What is being asked: In your copy, leave out the pictures; write out all the data exactly.

Stored data:
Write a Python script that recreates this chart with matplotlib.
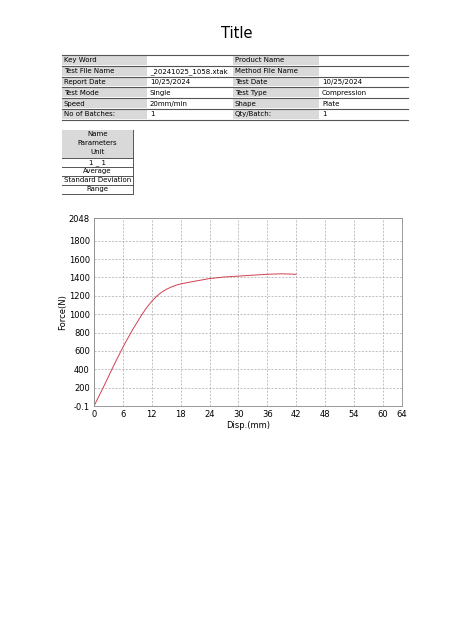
import matplotlib
matplotlib.use("Agg")
import matplotlib.pyplot as plt
from matplotlib.patches import Rectangle

W, H = 474, 632
info_rows = [
    ["Key Word", "", "Product Name", ""],
    ["Test File Name", "_20241025_1058.xtak", "Method File Name", ""],
    ["Report Date", "10/25/2024", "Test Date", "10/25/2024"],
    ["Test Mode", "Single", "Test Type", "Compression"],
    ["Speed", "20mm/min", "Shape", "Plate"],
    ["No of Batches:", "1", "Qty/Batch:", "1"],
]
small_rows = ["1 _ 1", "Average", "Standard Deviation", "Range"]
disp = [0, 2, 4, 6, 8, 10, 11, 12, 13, 14, 15, 16, 17, 18, 21, 24, 27, 30, 33, 36, 39, 42]
force = [0, 210, 430, 640, 830, 1000, 1075, 1140, 1195, 1238, 1270, 1295, 1315, 1330, 1360, 1388, 1405, 1415, 1425, 1435, 1440, 1435]
xticks = [0, 6, 12, 18, 24, 30, 36, 42, 48, 54, 60, 64]
yticks = [-0.1, 200, 400, 600, 800, 1000, 1200, 1400, 1600, 1800, 2048]
ytick_labels = ["-0.1", "200", "400", "600", "800", "1000", "1200", "1400", "1600", "1800", "2048"]

fig = plt.figure(figsize=(W/100, H/100), dpi=100)
bg = fig.add_axes([0, 0, 1, 1])
bg.set_xlim(0, W); bg.set_ylim(H, 0); bg.axis("off")
bg.text(237, 33, "Title", ha="center", va="center", fontsize=10.5)

gray = "#d9d9d9"
cols = [62, 148, 233, 320, 408]
top = 55; rh = 10.8
for i, row in enumerate(info_rows):
    y0 = top + i * rh
    for j in range(4):
        if j % 2 == 0:
            bg.add_patch(Rectangle((cols[j], y0 + 1), cols[j+1] - cols[j] - 1, rh - 2, color=gray, lw=0))
        bg.text(cols[j] + 2, y0 + rh/2, row[j], fontsize=5, va="center", ha="left")
    bg.plot([62, 408], [y0, y0], color="#555555", lw=0.8)
bg.plot([62, 408], [top + 6*rh, top + 6*rh], color="#555555", lw=0.8)

sx0, sx1 = 62, 133
bg.add_patch(Rectangle((sx0, 130), sx1 - sx0, 28, color=gray, lw=0))
for k, t in enumerate(["Name", "Parameters", "Unit"]):
    bg.text((sx0+sx1)/2, 134 + k*9, t, fontsize=5, ha="center", va="center")
yy = 158
for t in small_rows:
    bg.plot([sx0, sx1], [yy, yy], color="#555555", lw=0.7)
    bg.text((sx0+sx1)/2, yy + 4.5, t, fontsize=5, ha="center", va="center")
    yy += 9
bg.plot([sx0, sx1], [yy, yy], color="#555555", lw=0.7)
bg.plot([sx1, sx1], [130, yy], color="#555555", lw=0.7)

ax = fig.add_axes([94/W, 1 - 406/H, (402-94)/W, (406-218)/H])
ax.plot(disp, force, color="#d04050", lw=0.7)
ax.set_xlim(0, 64); ax.set_ylim(-0.1, 2048)
ax.set_xticks(xticks); ax.set_yticks(yticks)
ax.set_yticklabels(ytick_labels)
ax.tick_params(labelsize=6, length=0, pad=3)
ax.grid(True, color="#aaaaaa", ls=(0, (3, 2)), lw=0.5)
for s in ax.spines.values():
    s.set_color("#888888"); s.set_linewidth(0.6)
ax.set_xlabel("Disp.(mm)", fontsize=6, labelpad=1)
ax.set_ylabel("Force(N)", fontsize=6, labelpad=1)

fig.savefig("out.png", dpi=100)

Solved problem:
Write a Python script that recreates this chart with matplotlib.
import matplotlib
matplotlib.use("Agg")
import matplotlib.pyplot as plt
from matplotlib.patches import Rectangle

W, H = 474, 632
info_rows = [
    ["Key Word", "", "Product Name", ""],
    ["Test File Name", "_20241025_1058.xtak", "Method File Name", ""],
    ["Report Date", "10/25/2024", "Test Date", "10/25/2024"],
    ["Test Mode", "Single", "Test Type", "Compression"],
    ["Speed", "20mm/min", "Shape", "Plate"],
    ["No of Batches:", "1", "Qty/Batch:", "1"],
]
small_rows = ["1 _ 1", "Average", "Standard Deviation", "Range"]
disp = [0, 2, 4, 6, 8, 10, 11, 12, 13, 14, 15, 16, 17, 18, 21, 24, 27, 30, 33, 36, 39, 42]
force = [0, 210, 430, 640, 830, 1000, 1075, 1140, 1195, 1238, 1270, 1295, 1315, 1330, 1360, 1388, 1405, 1415, 1425, 1435, 1440, 1435]
xticks = [0, 6, 12, 18, 24, 30, 36, 42, 48, 54, 60, 64]
yticks = [-0.1, 200, 400, 600, 800, 1000, 1200, 1400, 1600, 1800, 2048]
ytick_labels = ["-0.1", "200", "400", "600", "800", "1000", "1200", "1400", "1600", "1800", "2048"]

fig = plt.figure(figsize=(W/100, H/100), dpi=100)
bg = fig.add_axes([0, 0, 1, 1])
bg.set_xlim(0, W); bg.set_ylim(H, 0); bg.axis("off")
bg.text(237, 33, "Title", ha="center", va="center", fontsize=10.5)

gray = "#d9d9d9"
cols = [62, 148, 233, 320, 408]
top = 55; rh = 10.8
for i, row in enumerate(info_rows):
    y0 = top + i * rh
    for j in range(4):
        if j % 2 == 0:
            bg.add_patch(Rectangle((cols[j], y0 + 1), cols[j+1] - cols[j] - 1, rh - 2, color=gray, lw=0))
        bg.text(cols[j] + 2, y0 + rh/2, row[j], fontsize=5, va="center", ha="left")
    bg.plot([62, 408], [y0, y0], color="#555555", lw=0.8)
bg.plot([62, 408], [top + 6*rh, top + 6*rh], color="#555555", lw=0.8)

sx0, sx1 = 62, 133
bg.add_patch(Rectangle((sx0, 130), sx1 - sx0, 28, color=gray, lw=0))
for k, t in enumerate(["Name", "Parameters", "Unit"]):
    bg.text((sx0+sx1)/2, 134 + k*9, t, fontsize=5, ha="center", va="center")
yy = 158
for t in small_rows:
    bg.plot([sx0, sx1], [yy, yy], color="#555555", lw=0.7)
    bg.text((sx0+sx1)/2, yy + 4.5, t, fontsize=5, ha="center", va="center")
    yy += 9
bg.plot([sx0, sx1], [yy, yy], color="#555555", lw=0.7)
bg.plot([sx1, sx1], [130, yy], color="#555555", lw=0.7)

ax = fig.add_axes([94/W, 1 - 406/H, (402-94)/W, (406-218)/H])
ax.plot(disp, force, color="#d04050", lw=0.7)
ax.set_xlim(0, 64); ax.set_ylim(-0.1, 2048)
ax.set_xticks(xticks); ax.set_yticks(yticks)
ax.set_yticklabels(ytick_labels)
ax.tick_params(labelsize=6, length=0, pad=3)
ax.grid(True, color="#aaaaaa", ls=(0, (3, 2)), lw=0.5)
for s in ax.spines.values():
    s.set_color("#888888"); s.set_linewidth(0.6)
ax.set_xlabel("Disp.(mm)", fontsize=6, labelpad=1)
ax.set_ylabel("Force(N)", fontsize=6, labelpad=1)

fig.savefig("out.png", dpi=100)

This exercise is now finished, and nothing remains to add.